━━━ Given material
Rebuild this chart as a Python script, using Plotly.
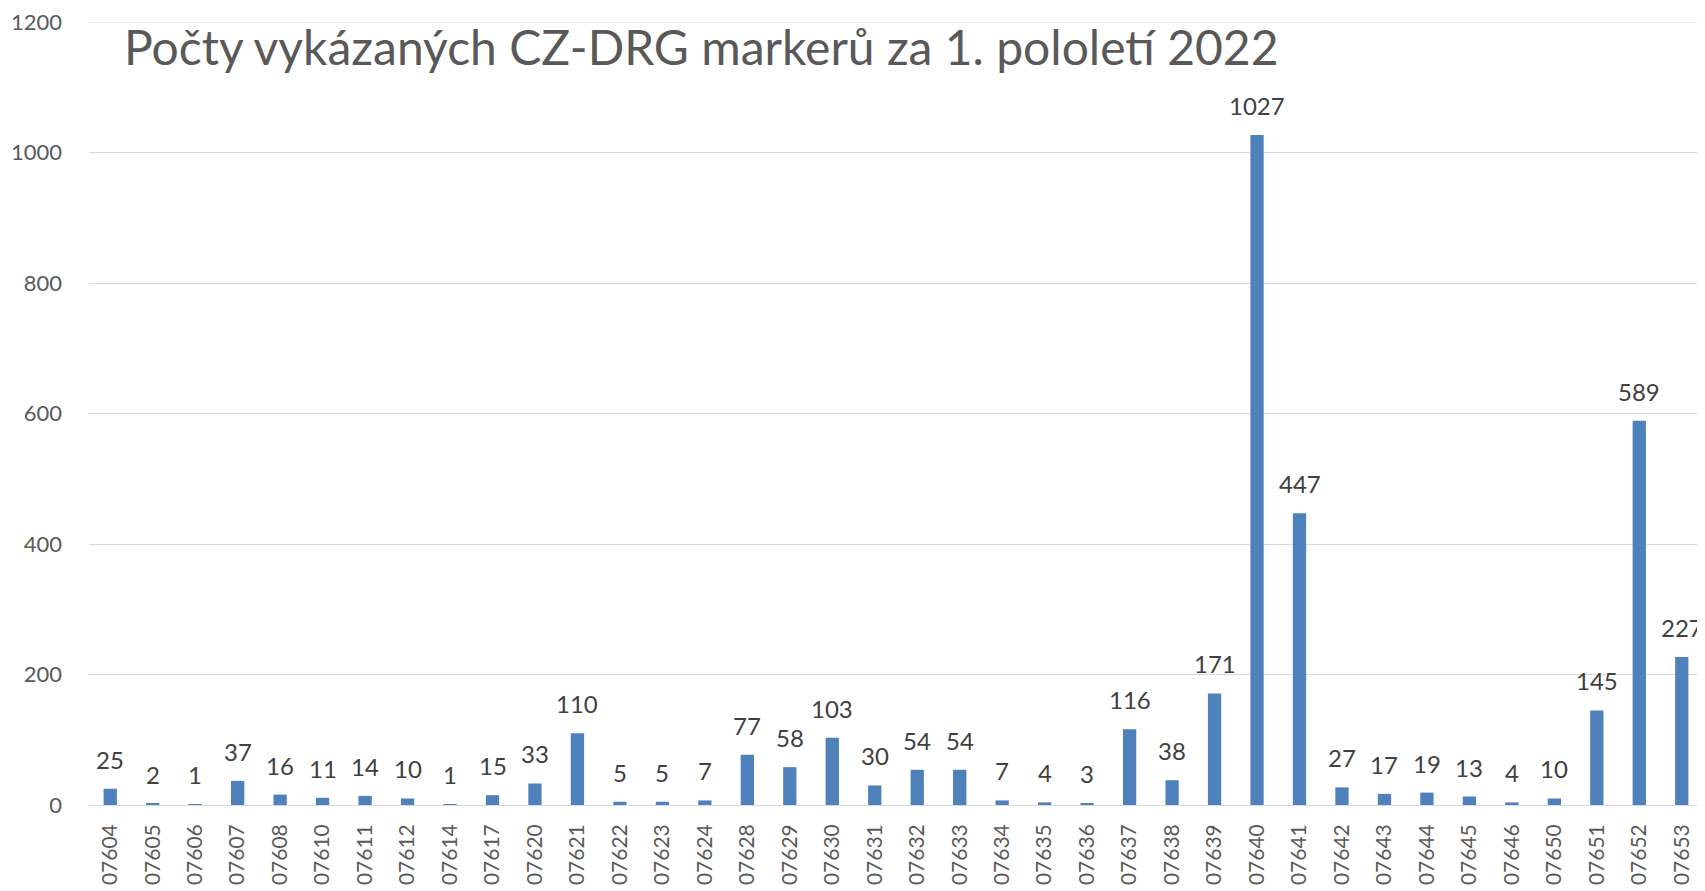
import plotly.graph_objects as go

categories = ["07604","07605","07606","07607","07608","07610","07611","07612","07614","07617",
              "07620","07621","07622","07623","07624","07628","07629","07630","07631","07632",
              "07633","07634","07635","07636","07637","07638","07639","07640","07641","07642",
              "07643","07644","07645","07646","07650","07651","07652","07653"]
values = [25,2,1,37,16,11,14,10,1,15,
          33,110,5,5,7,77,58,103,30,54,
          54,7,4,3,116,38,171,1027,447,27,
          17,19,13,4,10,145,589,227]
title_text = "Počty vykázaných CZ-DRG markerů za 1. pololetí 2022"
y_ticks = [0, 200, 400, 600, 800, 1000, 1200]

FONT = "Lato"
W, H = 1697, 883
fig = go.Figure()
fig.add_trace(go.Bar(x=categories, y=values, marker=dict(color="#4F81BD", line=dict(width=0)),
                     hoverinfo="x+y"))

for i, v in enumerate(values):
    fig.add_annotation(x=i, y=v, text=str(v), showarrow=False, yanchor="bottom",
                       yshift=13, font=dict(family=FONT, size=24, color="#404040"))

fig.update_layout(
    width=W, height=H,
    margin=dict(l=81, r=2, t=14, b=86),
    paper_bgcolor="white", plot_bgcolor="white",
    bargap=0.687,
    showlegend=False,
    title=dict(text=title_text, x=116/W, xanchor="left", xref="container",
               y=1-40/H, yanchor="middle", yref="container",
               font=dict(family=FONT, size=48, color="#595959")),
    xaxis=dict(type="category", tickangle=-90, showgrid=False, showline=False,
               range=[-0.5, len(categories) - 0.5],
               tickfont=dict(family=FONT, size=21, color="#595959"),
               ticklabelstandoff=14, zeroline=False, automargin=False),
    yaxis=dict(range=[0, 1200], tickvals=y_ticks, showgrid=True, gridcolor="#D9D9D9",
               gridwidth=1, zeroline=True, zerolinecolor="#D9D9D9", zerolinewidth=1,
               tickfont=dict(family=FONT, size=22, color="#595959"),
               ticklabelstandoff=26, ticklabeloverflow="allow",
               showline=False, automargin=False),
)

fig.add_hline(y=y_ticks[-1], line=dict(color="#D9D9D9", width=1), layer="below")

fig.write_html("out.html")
━━━━━━
** What is required **
Skip the pictures, please, and transcribe only the lines from the beginning of the material through the one that contains "import plotly.graph_objects as go".

** Result **
Rebuild this chart as a Python script, using Plotly.
import plotly.graph_objects as go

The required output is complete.